JERUSALEM, April 5: Israel reacted sceptically on Wednesday to an unprecedented Middle East peace overture from Hamas foreign minister Mahmud Al-Zahar to UN chief Kofi Annan, seeing no change in Hamas’s refusal to recognize the Jewish state and accusing it of playing games.
“In this letter, the Palestinian foreign minister talks about cooperation and peace in the region, but unfortunately he talks of the region without Israel,” foreign ministry spokesman Mark Regev said.
“In no part of this letter does he mention the existence of Israel. He talks about a map of the region without a map of Israel,” he added.

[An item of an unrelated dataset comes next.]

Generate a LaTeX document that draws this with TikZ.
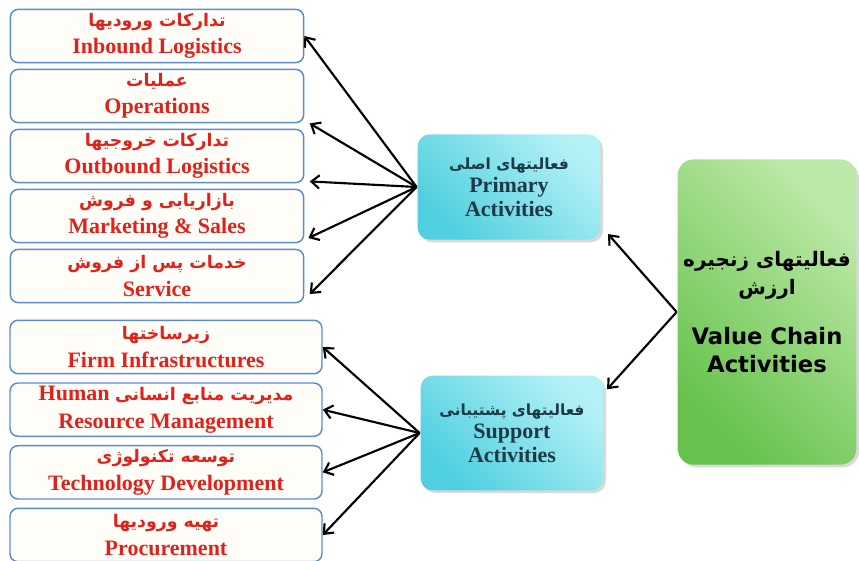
\documentclass[tikz,border=0pt]{standalone}
\usepackage{fontspec}
\setmainfont{Liberation Serif}
\newfontfamily\fafont[Script=Arabic]{DejaVu Sans}
\newfontfamily\vcfont{DejaVu Sans}
\TeXXeTstate=1
\usetikzlibrary{arrows.meta,positioning,shadows}

\definecolor{leafred}{HTML}{E3211B}
\definecolor{leafline}{HTML}{5A8DCF}
\definecolor{leaffill}{HTML}{FFFDF8}
\definecolor{midtext}{HTML}{1D3946}
\definecolor{cyandark}{HTML}{4FCFDF}
\definecolor{cyanlight}{HTML}{B4F1F6}
\definecolor{greendark}{HTML}{66C24C}
\definecolor{greenlight}{HTML}{BDE9A8}

% persian words, right to left
\newcommand{\fa}[2][13]{{\fafont\bfseries\fontsize{#1}{19}\selectfont\beginR #2\endR}}

\begin{document}
\begin{tikzpicture}[x=0.75pt,y=-0.75pt,->,>={Straight Barb[length=6pt,width=10pt]},
    line width=1.6pt,node distance=45pt,
    leaf/.style={draw=leafline,line width=1.1pt,rounded corners=6pt,fill=leaffill,
      minimum width=220pt,minimum height=40pt,inner sep=1pt,align=center,
      text=leafred,font=\bfseries\fontsize{16.5}{20.5}\selectfont},
    group/.style={draw=none,rounded corners=9pt,left color=cyandark,right color=cyanlight,
      shading angle=135,drop shadow={shadow xshift=2pt,shadow yshift=-2pt,opacity=0.3},
      minimum width=137pt,inner sep=2pt,align=center,text=midtext,
      font=\bfseries\fontsize{16.5}{17.5}\selectfont},
    chain/.style={draw=none,rounded corners=12pt,left color=greendark,right color=greenlight,
      shading angle=135,drop shadow={shadow xshift=2pt,shadow yshift=-2pt,opacity=0.3},
      minimum width=134pt,minimum height=229pt,inner sep=2pt,align=center,
      font=\vcfont\bfseries\fontsize{17}{21}\selectfont}]
  \useasboundingbox (0,0) rectangle (859,560);

  % primary activities
  \node[leaf] (ib) at (157,36)   {\fa{تدارکات ورودیها}\\Inbound Logistics};
  \node[leaf] (op) [below of=ib] {\fa{عملیات}\\Operations};
  \node[leaf] (ob) [below of=op] {\fa{تدارکات خروجیها}\\Outbound Logistics};
  \node[leaf] (ms) [below of=ob] {\fa{بازاریابی و فروش}\\Marketing \& Sales};
  \node[leaf] (sv) [below of=ms] {\fa{خدمات پس از فروش}\\Service};

  % support activities
  \node[leaf,minimum width=234pt] (fi) at (166,347) {\fa{زیرساختها}\\Firm Infrastructures};
  \node[leaf,minimum width=234pt,node distance=47pt] (hr) [below of=fi]
    {Human \fa{مدیریت منابع انسانی}\\Resource Management};
  \node[leaf,minimum width=234pt,node distance=47pt] (td) [below of=hr]
    {\fa{توسعه تکنولوژی}\\Technology Development};
  \node[leaf,minimum width=234pt,node distance=47pt] (pr) [below of=td]
    {\fa{تهیه ورودیها}\\Procurement};

  \node[group,minimum height=79pt] (pa) at (509,187) {\fa[11.5]{فعالیتهای اصلی}\\Primary\\Activities};
  \node[group,minimum height=86pt] (sa) at (512,433) {\fa[11.5]{فعالیتهای پشتیبانی}\\Support\\Activities};

  \node[chain] (vc) at (767,312)
    {\fa[15]{فعالیتهای زنجیره}\\\fa[15]{ارزش}\\[16pt]Value Chain\\Activities};

  \draw (pa.west) -- (ib.east);
  \draw (pa.west) -- ([xshift=4pt]op.south east);
  \draw (pa.west) -- ([xshift=4pt,yshift=1.5pt]ob.south east);
  \draw (pa.west) -- ([xshift=3pt,yshift=4pt]ms.south east);
  \draw (pa.west) -- ([xshift=4pt,yshift=7pt]sv.south east);

  \draw (sa.west) -- (fi.east);
  \draw (sa.west) -- (hr.east);
  \draw (sa.west) -- (td.east);
  \draw (sa.west) -- (pr.east);

  \draw (vc.west) -- ([xshift=5pt,yshift=5pt]pa.south east);
  \draw (vc.west) -- ([xshift=2pt,yshift=-11pt]sa.north east);
\end{tikzpicture}
\end{document}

By mentioning a two-state solution to the Middle East conflict, as advocated by the international community, the letter appeared to implicitly recognize for the first time Israel’s right to exist.
“Israeli procedures in the occupied territories will put an end to all hopes to reach a final settlement based on the two-state solution,” it said.
The charter of Hamas, behind dozens of suicide bombings in the course of a five-year uprising, is committed to the destruction of the Jewish state.
Hamas has rejected the roadmap peace plan, which targets a two-state solution to the conflict and was drawn up by the quartet of the European Union, Russia, the United Nations and United States.
Israeli Nobel peace laureate Shimon Peres, a leading member of the governing Kadima party, held out little hope of peace talks with Hamas.